No matter what his actual greatest interest may have been—and I believe that probably the challenge of finding classicism within a modern structure may have been what consciously appealed to this lover of contradiction—Godard here simply did the job of understanding and bringing to life profound emotional dynamics, a job that might be given to any mainstream director.   It’s hard not to feel that beneath the complex intellect that makes the film what it is, there was a painful sensitivity to the potentially disturbed side of male/female relationships and especially, even given an apparent ambivalence about women in so much of Godard’s work, an awareness that in an intelligent man, ego could mask tragic weakness in not understanding what a woman most deeply needs from him.

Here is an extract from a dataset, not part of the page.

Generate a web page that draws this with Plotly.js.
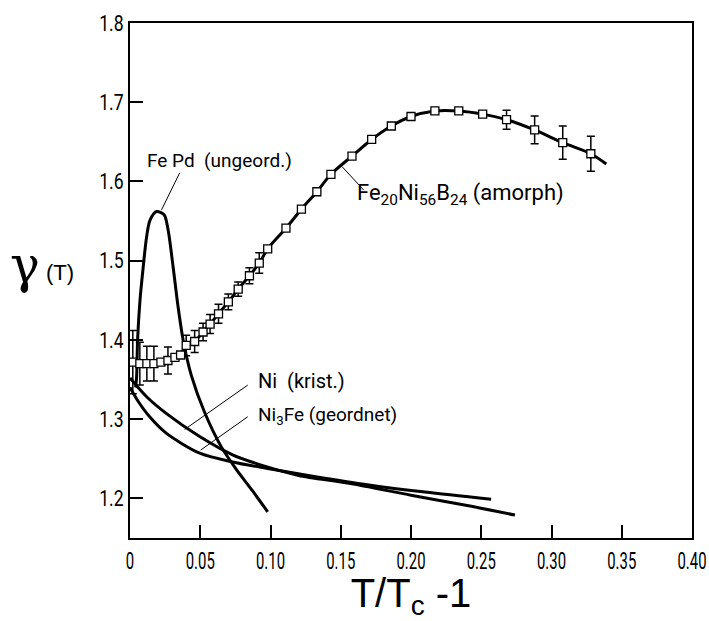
<!DOCTYPE html>
<html>
<head>
<meta charset="utf-8">
<script src="https://cdn.plot.ly/plotly-3.0.1.min.js"></script>
<style>html,body{margin:0;padding:0;background:#fff;}#chart{width:709px;height:621px;}</style>
</head>
<body>
<div id="chart"></div>
<script>
// ---- Fe20Ni56B24 (amorph): measured points with error bars ----
const amorphX = [0.002,0.007,0.012,0.017,0.022,0.027,0.032,0.036,0.040,0.046,0.052,0.057,0.063,0.070,0.077,0.085,0.092,0.098,0.111,0.122,0.133,0.143,0.158,0.172,0.186,0.200,0.217,0.234,0.251,0.268,0.288,0.308,0.328];
const amorphY = [1.372,1.370,1.370,1.370,1.372,1.374,1.378,1.381,1.393,1.398,1.410,1.420,1.433,1.448,1.464,1.481,1.497,1.515,1.541,1.565,1.587,1.609,1.632,1.653,1.670,1.682,1.689,1.689,1.685,1.678,1.665,1.649,1.635];
const amorphErr = [0.040,0.027,0.022,0.022,0,0.017,0,0,0.013,0.014,0.011,0.012,0.012,0.010,0.009,0.010,0.013,0,0,0,0,0,0,0,0,0,0,0,0,0.012,0.0175,0.021,0.022];
// end of the drawn curve beyond the last point
const amorphTailX = [0.339];
const amorphTailY = [1.622];

// ---- FePd (ungeord.) ----
const fepdX = [0.004,0.0047,0.0054,0.0071,0.0094,0.0118,0.0142,0.0189,0.0243,0.0271,0.0307,0.0342,0.0378,0.0437,0.053,0.065,0.0755,0.087,0.098];
const fepdY = [1.340,1.353,1.400,1.450,1.492,1.530,1.551,1.562,1.558,1.539,1.492,1.442,1.400,1.355,1.309,1.265,1.237,1.210,1.183];

// ---- Ni (krist.) ----
const niX = [0,0.012,0.026,0.0496,0.073,0.097,0.12,0.156,0.20,0.24,0.274];
const niY = [1.352,1.328,1.307,1.278,1.255,1.240,1.229,1.219,1.204,1.191,1.179];

// ---- Ni3Fe (geordnet) ----
const ni3feX = [0,0.006,0.014,0.026,0.0496,0.073,0.097,0.13,0.17,0.21,0.257];
const ni3feY = [1.340,1.322,1.303,1.282,1.257,1.246,1.238,1.228,1.217,1.208,1.199];

// ---- axis ticks ----
const xTickVals = [0,0.05,0.10,0.15,0.20,0.25,0.30,0.35,0.40];
const xTickText = ['0','0.05','0.10','0.15','0.20','0.25','0.30','0.35','0.40'];
const yTickVals = [1.2,1.3,1.4,1.5,1.6,1.7,1.8];
const yTickText = ['1.2','1.3','1.4','1.5','1.6','1.7','1.8'];

const FONT = 'Roboto,"DejaVu Sans",sans-serif';
const LABELFONT = 'Roboto,"DejaVu Sans",sans-serif';

const curveLine = {color:'#000', width:3, shape:'spline', smoothing:0.8};

const traces = [
  {x: fepdX, y: fepdY, mode:'lines', line: curveLine, hoverinfo:'skip'},
  {x: niX, y: niY, mode:'lines', line: curveLine, hoverinfo:'skip'},
  {x: ni3feX, y: ni3feY, mode:'lines', line: curveLine, hoverinfo:'skip'},
  {x: amorphX.concat(amorphTailX), y: amorphY.concat(amorphTailY), mode:'lines', line: curveLine, hoverinfo:'skip'},
  {x: amorphX, y: amorphY, mode:'markers',
   marker:{symbol:'square', size:8, color:'#fff', line:{color:'#000', width:1.3}},
   error_y:{type:'data', array: amorphErr, visible:true, color:'#000', thickness:1.5, width:4},
   hoverinfo:'skip'}
];

const ann = (x,y,text,size) => ({x:x, y:y, xref:'x', yref:'y', text:text, showarrow:false,
  xanchor:'left', yanchor:'middle', font:{family:LABELFONT, size:size||19, color:'#000'}});

const lead = (x0,y0,x1,y1) => ({type:'line', xref:'x', yref:'y', x0:x0, y0:y0, x1:x1, y1:y1, line:{color:'#000', width:1}});

const layout = {
  width:709, height:621,
  margin:{l:130, r:17, t:23, b:83},
  paper_bgcolor:'#fff', plot_bgcolor:'#fff',
  showlegend:false,
  xaxis:{range:[0,0.40], tickvals:xTickVals, ticktext:xTickText, ticks:'inside', ticklen:13, tickwidth:2, tickcolor:'#000',
    showline:true, mirror:true, linewidth:2, linecolor:'#000', showgrid:false, zeroline:false,
    ticklabeloverflow:'allow',
    tickfont:{family:FONT, size:24, color:'#000'},
    title:{text:'T/T<sub>c</sub> -1', font:{family:'"Liberation Sans",Arial,sans-serif', size:40, color:'#000'}, standoff:13}},
  yaxis:{range:[1.15,1.8], tickvals:yTickVals, ticktext:yTickText, ticks:'inside', ticklen:13, tickwidth:2, tickcolor:'#000',
    showline:true, mirror:true, linewidth:2, linecolor:'#000', showgrid:false, zeroline:false,
    tickfont:{family:FONT, size:22, color:'#000'}},
  annotations:[
    ann(0.0106,1.627,'Fe Pd  (ungeord.)'),
    ann(0.160,1.584,'Fe<sub>20</sub>Ni<sub>56</sub>B<sub>24</sub> (amorph)', 22),
    ann(0.0899,1.348,'Ni  (krist.)', 20),
    ann(0.0899,1.304,'Ni<sub>3</sub>Fe (geordnet)'),
    {xref:'paper', yref:'paper', x:-0.186, y:0.53, text:'γ', showarrow:false, xanchor:'center', yanchor:'middle',
     font:{family:'"DejaVu Serif","Liberation Serif",serif', size:50, color:'#000'}},
    {xref:'paper', yref:'paper', x:-0.124, y:0.515, text:'(T)', showarrow:false, xanchor:'center', yanchor:'middle',
     font:{family:'"Liberation Sans",Arial,sans-serif', size:22, color:'#000'}}
  ],
  shapes:[
    lead(0.0354,1.611,0.0224,1.564),
    lead(0.1664,1.589,0.1508,1.619),
    lead(0.0838,1.343,0.0389,1.287),
    lead(0.0838,1.303,0.0503,1.261)
  ]
};

// squeeze tick labels horizontally (the original uses a very narrow typeface)
function condense(selector, factor) {
  document.querySelectorAll(selector).forEach(t => {
    const x = parseFloat(t.getAttribute('x') || 0);
    const prev = t.getAttribute('transform') || '';
    t.setAttribute('transform', prev + ' translate(' + x + ',0) scale(' + factor + ',1) translate(' + (-x) + ',0)');
  });
}

Plotly.newPlot('chart', traces, layout, {displayModeBar:false, staticPlot:true}).then(() => {
  condense('#chart .xtick text', 0.62);
  condense('#chart .ytick text', 0.8);
});
</script>
</body>
</html>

That is what is so movingly felt as the Paul/Camille story here plays out, Paul almost perversely repeating what caused the original breakdown when they are in Capri.  As Contempt ends, Odysseus looks out over the ocean to see his homeland of Ithaca where Penelope waits, while the departing Paul, who had already lost Camille, must now mourn her as well after her death.  And yet, in the final image of quiet sea and sky the two couples, so different and of different worlds, seem movingly reconciled in a way mirrored by the film’s own reconciliation of classicism and modernism.  All are together in the cathartic stillness of eternity.